Apesar de muito endividadas, ambas as companhias renegociaram com credores e funcionários, garantindo liquidez para suportar ao menos 12 meses de turbulência. Aqui vale destacar que as empresas estavam alavancadas por causa da falência da Avianca no ano passado. Ao mesmo tempo que as concorrentes ganharam mercado, foi preciso aumentar frota para atender ao excesso de demanda.
Neste ano, foi a vez de a Latam pedir recuperação judicial. A empresa que nasceu com a fusão entre a chilena Lan e a brasileira Tam sofreu em diversos países por causa da pandemia. Assim, apesar de Gol e Azul também estarem sofrendo as consequências do novo coronavírus na economia, elas podem aproveitar a situação mais frágil da Latam para ganhar ainda mais mercado.
Para isso, a Gol tem uma estratégia de retomar a modernização da frota. /Ela só opera Boeings 737, mas para 2021, espera um lote de 95 Boeings 737 Max, que passaram por um recall após dois acidentes aéreos com mais de 300 mortes e agora receberam autorização para voltar a voar. Os novos modelos têm capacidade de voar mil quilômetros a mais que o atual e consomem 15% menos combustível.
Já Azul tem diferentes modelos e tamanhos de aeronaves, o que dá para um poder de adaptação conforme a demanda. Se a empresa não conseguir vender todos os assentos de uma aeronave de grande porte, ela pode optar por usar um avião médio. Se o mesmo ocorrer com um avião médio em uma rota de menor demanda, pode ainda optar por uma aeronave ainda menor. Assim, a companhia não queima dinheiro com assentos ociosos.
Recentemente, a agência de classificação de risco Fitch rebaixou a nota de longo prazo das duas empresas. A Azul passou de “B-“ para “CCC” e a Gol, de “B-“ para “CCC-“.

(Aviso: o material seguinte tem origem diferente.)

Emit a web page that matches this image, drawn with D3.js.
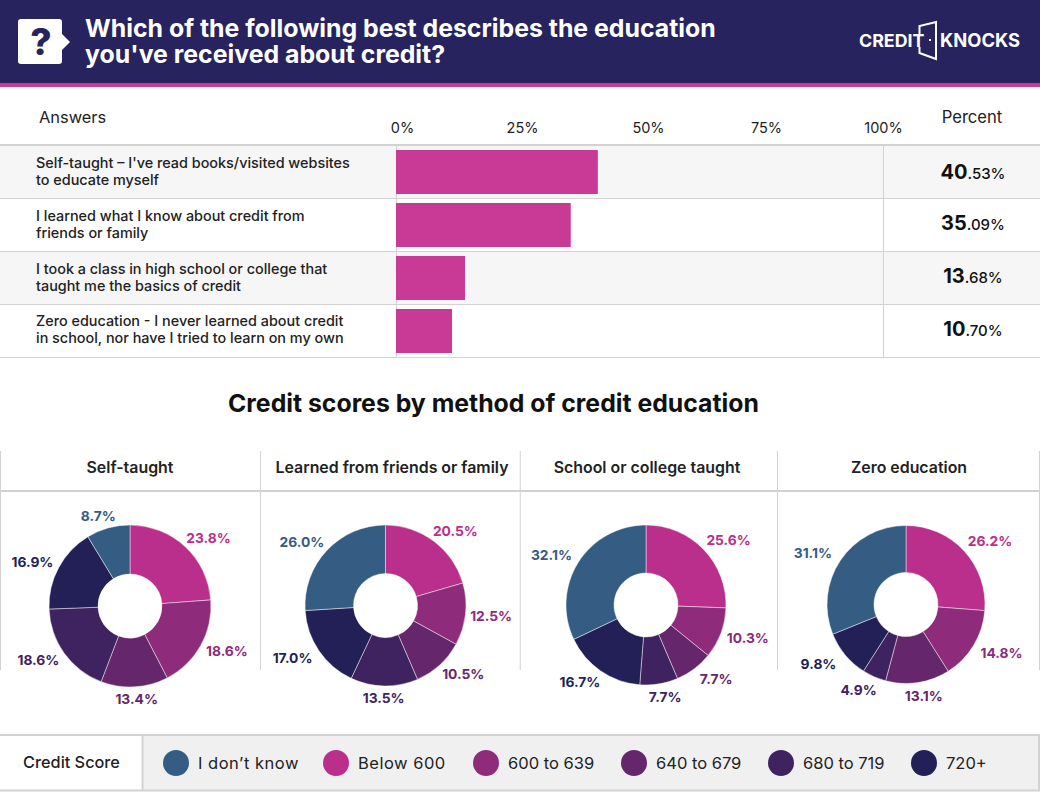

Segundo a Fitch, o rebaixamento foi tanto pela baixa demanda por viagens, as incertezas sobre a recuperação do mercado e também pela possibilidade das aéreas não conseguirem levantar crédito nos próximos meses. Para aumentar a confiança dos investidores, as duas empresas projetam dobrar as operações até o fim do mês e chegar a 80% dos voos realizados em 2019. A retomada do nível pré-pandemia é estimada apenas para o segundo trimestre de 2021.